La chancelière Angela Merkel s’est adressée directement aux Américains, dans les colonnes du quotidien économique Wall Street Journal. Son ministre des Finances Wolfgang Schäuble signe une lettre dans le Financial Times.

Mme Merkel a dit jeudi, juste avant de s’envoler pour le Canada, s’attendre à “des débats fructueux mais aussi des controverses” sur la question des finances publiques.

“Nous, les Européens et en particulier en Allemagne, sommes d’avis que réduire les déficits est indispensable (…) pour une croissance durable à laquelle nous voulons tous parvenir”, a-t-elle ajouté lors d’une brève allocution à Berlin.

C’est cette priorité accordée aux considérations budgétaires que les Etats-Unis reprochent à la première économie européenne, la seule à leurs yeux qui pourrait se permettre des mesures de relance, parce qu’elle est moins endettée que la France ou la Grande-Bretagne par exemple.

Par la voix de son secrétaire d’Etat aux Finances Timothy Geithner en visite à Berlin, puis de son président Barack Obama dans un courrier aux membres du G20, Washington a exprimé sa claire préférence pour une politique de soutien à la conjoncture plutôt que l’orthodoxie budgétaire à l’allemande.

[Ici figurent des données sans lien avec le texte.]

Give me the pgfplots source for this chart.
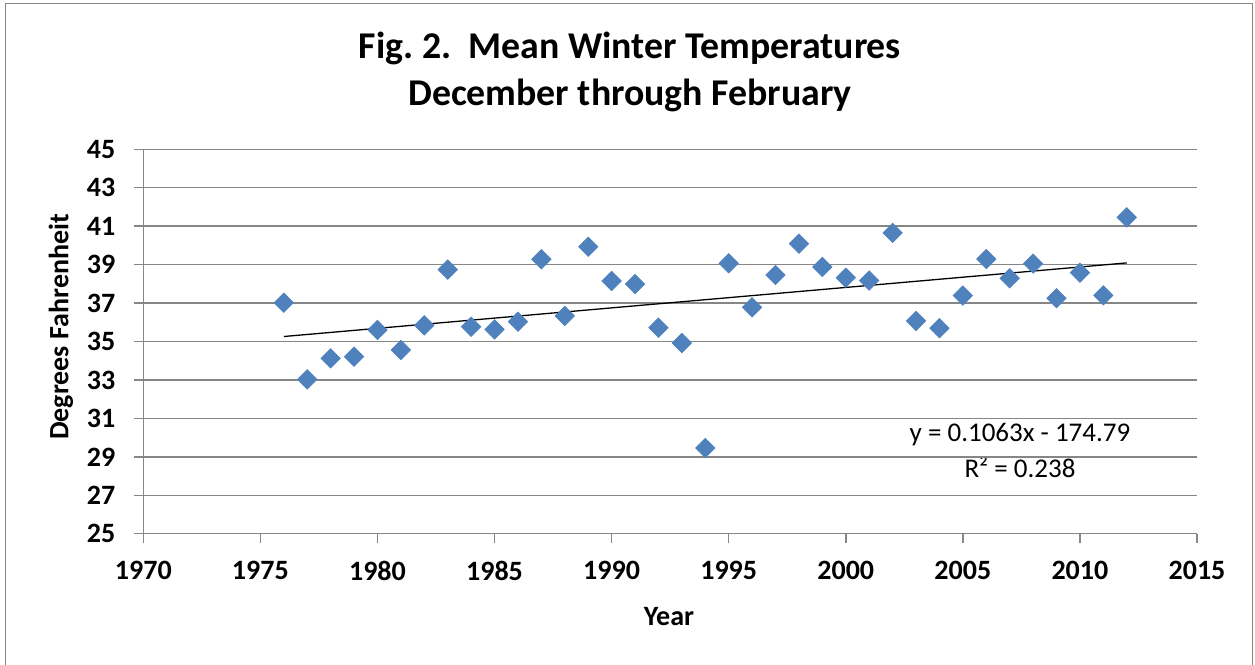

L’investisseur George Soros, basé aux Etats-Unis, est allé encore plus loin dans un discours mercredi à Berlin. “La politique économique allemande est une menace pour l’Europe”, a-t-il jugé, n’hésitant pas à prédire la fin de l’euro et “un danger pour la démocratie” pour cause d’excès allemand de vertu.

Des critiques qui “ignorent les réalités en Europe”, commente la Commerzbank dans une note, car pour les Européens “les limites de la politique de soutien à la conjoncture sont atteintes”.

L’Allemagne veut économiser plus de 80 milliards d’euros d’ici 2014. Le Royaume-Uni, l’Espagne ou encore l’Italie aussi ont annoncé des cures d’austérité. Mais c’est bien à Berlin que s’adresse la critique de Washington parce que l’Allemagne aurait les moyens, plus que les autres, de choisir une autre voie.

Sa dette représente quelque 73% de son Produit intérieur brut (PIB), contre 83% pour les Etats-Unis ou 116% pour l’Italie pare exemple.

De plus, Berlin a reconnu que le déficit budgétaire structurel serait cette année d’environ 15 milliards d’euros inférieur aux prévisions.

Mais pour l’Allemagne, toute dette est une dette de trop. Parce que, explique la chancelière aux lecteurs américains, “le citoyen est plus disposé à dépenser de l’argent s’il sait qu’il peut compter sur sa retraite, son assurance santé”.

En outre “il ne saurait être question d’un coup de frein brutal (au soutien de la croissance)”, argumente son ministre M. Schäuble, les mesures de rigueur annoncées pour 2011 ne représentant que 0,5% du PIB allemand.

Au-delà du débat sur la gestion budgétaire, les critiques soulèvent la question de la puissance exportatrice allemande.

Comme la ministre française de l’Economie avant lui, M. Obama s’inquiète de “la demande des ménages faible et de la dépendance aux exportations de pays qui ont déjà de larges excédents commerciaux”, visant clairement le vice-champion du monde des exportations, à la consommation chroniquement déprimée.

A cet argumentaire Mme Merkel oppose sa réponse classique: “les succès allemands à l’export reflètent la compétitivité et la force d’innovation des entreprises allemandes”.